Single-shot models: These models are trained on a portion of the curated TCA knowledge base data. TFIDF and Siamese models are examples of single-shot models.
Zero-shot models: These are pre-trained or unsupervised models that do not need to be trained on curated TCA knowledge base data and can be used directly for inference. Wikidata autocomplete API is an example of this type of model.

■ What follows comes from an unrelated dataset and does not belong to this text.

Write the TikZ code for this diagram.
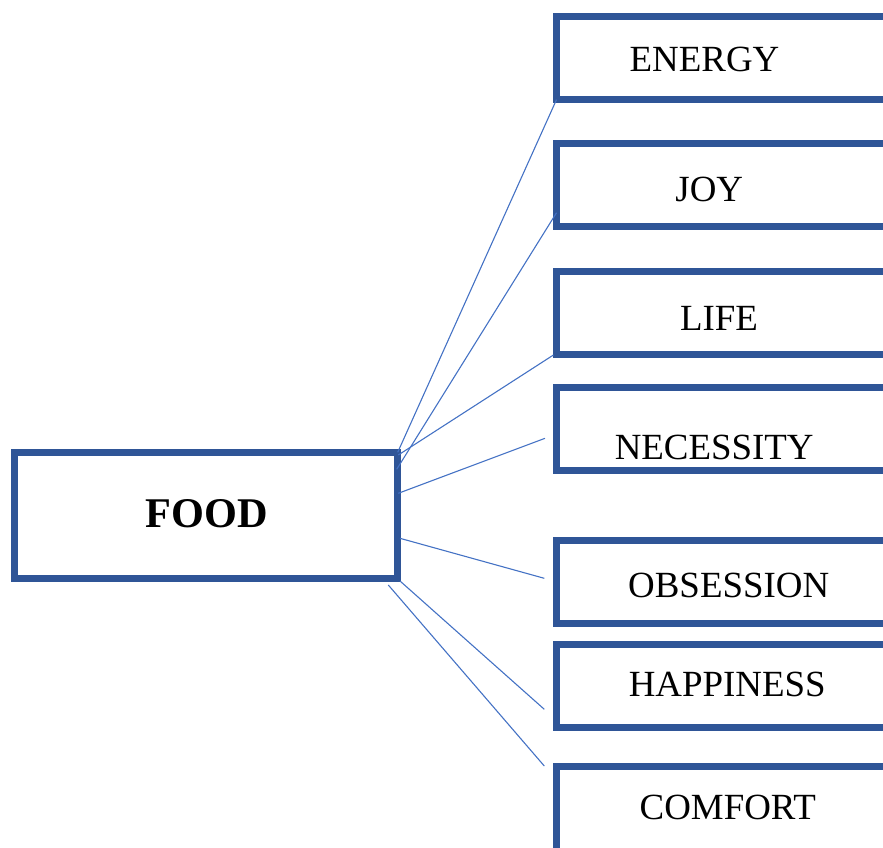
\documentclass[tikz,border=0pt]{standalone}
\usepackage{fontspec}
\setmainfont{Liberation Serif}
\usetikzlibrary{calc}
\definecolor{boxblue}{HTML}{2F5597}
\definecolor{linkblue}{HTML}{4472C4}
\begin{document}
\begin{tikzpicture}[x=1pt,y=-1pt,
  box/.style={draw=boxblue,line width=7pt,fill=white,rectangle,outer sep=0pt,inner sep=0pt},
  rightbox/.style={box,minimum width=343.5pt,minimum height=83.3pt},
  word/.style={anchor=base,inner sep=0pt,font=\fontsize{36.9}{40}\selectfont},
  link/.style={draw=linkblue,line width=1.1pt}]
\useasboundingbox (0,0) rectangle (883,847);
\clip (0,0) rectangle (883,847);

% central box
\node[box,minimum width=383.7pt,minimum height=126.4pt] (food) at (205.85,515.5) {};
\node[anchor=base,inner sep=0pt,font=\fontsize{42.3}{46}\selectfont\bfseries] (tFood) at (206.8,527.3) {FOOD};

% associated words, boxes run off the right edge
\node[rightbox] (energy) at (728.25,58) {};
\node[rightbox] (joy)    at (728.25,184.7) {};
\node[rightbox] (life)   at (728.25,313.3) {};
\node[rightbox,minimum height=83pt] (nec) at (728.25,428.5) {};
\node[rightbox] (obs)    at (728.25,582) {};
\node[rightbox] (hap)    at (728.25,686) {};
\node[rightbox,minimum height=90pt] (com) at (728.25,811.3) {};

\node[word] (tEnergy) at (704.5,71.5)  {ENERGY};
\node[word] (tJoy)    at (709.3,201)   {JOY};
\node[word] (tLife)   at (719,330)     {LIFE};
\node[word] (tNec)    at (714.2,459.3) {NECESSITY};
\node[word] (tObs)    at (728.7,597.3) {OBSESSION};
\node[word] (tHap)    at (727.2,696.7) {HAPPINESS};
\node[word] (tCom)    at (727.8,819.3) {COMFORT};

% connectors
\draw[link] (energy.south west) -- (food.north east);
\draw[link] ($(joy.south west)+(0,-13.6)$) -- ($(food.north east)+(-1,17)$);
\draw[link] ($(life.south west)+(-3,0)$) -- ($(food.north east)+(0.6,2.7)$);
\draw[link] ($(nec.west)+(-11.5,9.8)$) -- ($(food.east)+(0.6,-22.2)$);
\draw[link] ($(food.east)+(2.3,22.8)$) -- ($(obs.west)+(-12.2,-3.7)$);
\draw[link] ($(food.south east)+(2.3,2.3)$) -- ($(hap.west)+(-12.2,23.3)$);
\draw[link] ($(food.south east)+(-9.4,6.3)$) -- ($(com.north west)+(-12.2,-0.3)$);
\end{tikzpicture}
\end{document}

Note: Although we cannot say with certainty that wikidata autocomplete API is strictly a zero-shot model, it is used as a comparison point for zero-shot models that are used to standardize to Wikidata’s vast knowledge base of entities.

Training and Inference with single-shot models

Entity standardizer package contains the following two single-shot models:

tfidf - A supervised approach that computes tfidf vectors for a given training dataset.
siamese - A supervised approach that uses BERT models connected in a Siamese network.

Use the following steps to install, train, and inference with the entity standardizer models as a standalone package. The entity standardizer package requires python >= 3.6 environment.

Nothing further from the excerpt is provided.